For 1977, the "Group44" racing team had a very successful season in Trans Am with a race car based on the actual production XJ-S chassis and running gear. The team won the series' 1977 drivers' championship cup for Bob Tullius but missed winning the manufacturer's title by two points (only one Jaguar was competing in the Trans-Am series compared to many more Porsche entrants). In 1978, a purpose-built tube-frame "silhouette" style XJS race car was constructed which greatly reduced the weight compared to the full production chassis car campaigned in 1977. This silhouette car had only the production car's roof panel as the sole piece of factory XJS sheetmetal on the car. Group 44 succeeded in again capturing the driver's championship for Bob Tullius and also captured the manufacturer's title as well, by entering Brian Fuerstenau driving the 1977 car at some venues to gain additional manufacturer's point for Jaguar. The silhouette car survived and has surfaced recently in the SVRA historic sports race series. The 1977 factory chassis race car is believed to still be in the hands of Group 44's Bob Tullius.
In April 1979 a Jaguar XJS driven by Dave Heinz and Dave Yarborough was entered into Cannonball Baker Sea-To-Shining-Sea Memorial Trophy Dash, widely known simply as the Cannonball Run.
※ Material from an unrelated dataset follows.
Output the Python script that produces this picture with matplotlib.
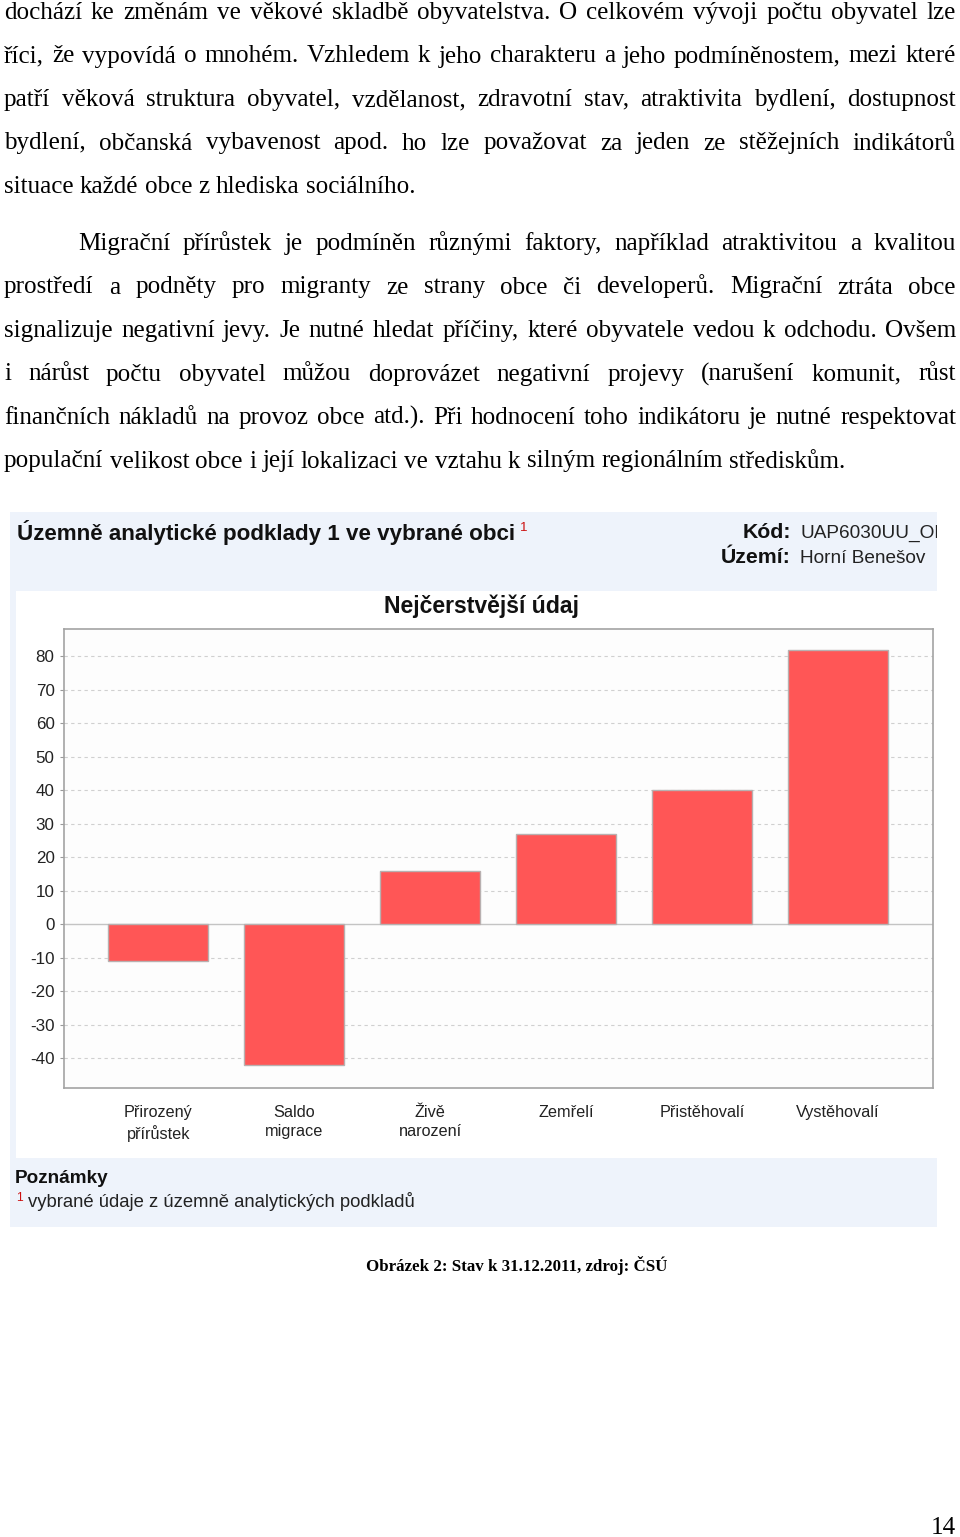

They completed the 2,863 miles (4,608 km) from New York to Los Angeles in a record time of 32 hours and 51 minutes, a record that stood for 4 years, until it was beaten by David Diem and Doug Turner in a Ferrari 308. Diem and Turner covered the same distance in 32 hours and 7 minutes on the US Express, an unofficial successor to the Cannonball Run.
In 1984 Tom Walkinshaw captured the Drivers’ title of the European Touring Car Championship with a Group A version of the XJ-S, entered by TWR. During the championship season the TWR team had also won the Spa 24 Hours race with an XJ-S driven by Tom Walkinshaw, Hans Heyer and Win Percy.
In 1985, XJ-S drivers John Goss and Armin Hahne won the James-Hardie 1000 for Group A Touring Cars at Bathurst, New South Wales in Australia. This car was the third of a trio of XJS's entered for the race by TWR. Walkinshaw and Percy finished third in the lead Jag after oil line problems late in the race.
Today the XJS continues to be extensively campaigned in club level motorsport both in the United Kingdom and overseas. Best known of the race series is probably the Jaguar Enthusiasts' Club XJS championship, currently in association with Toyo Tires. Their championship has now been running for over a decade, offering an affordable entry into club motorsport in the UK, and continuing to attract large grids of this unlikely racing car. Cars compete in various states of modification, from barely modified road cars through to full race-specification cars built in homage to the great TWR specials.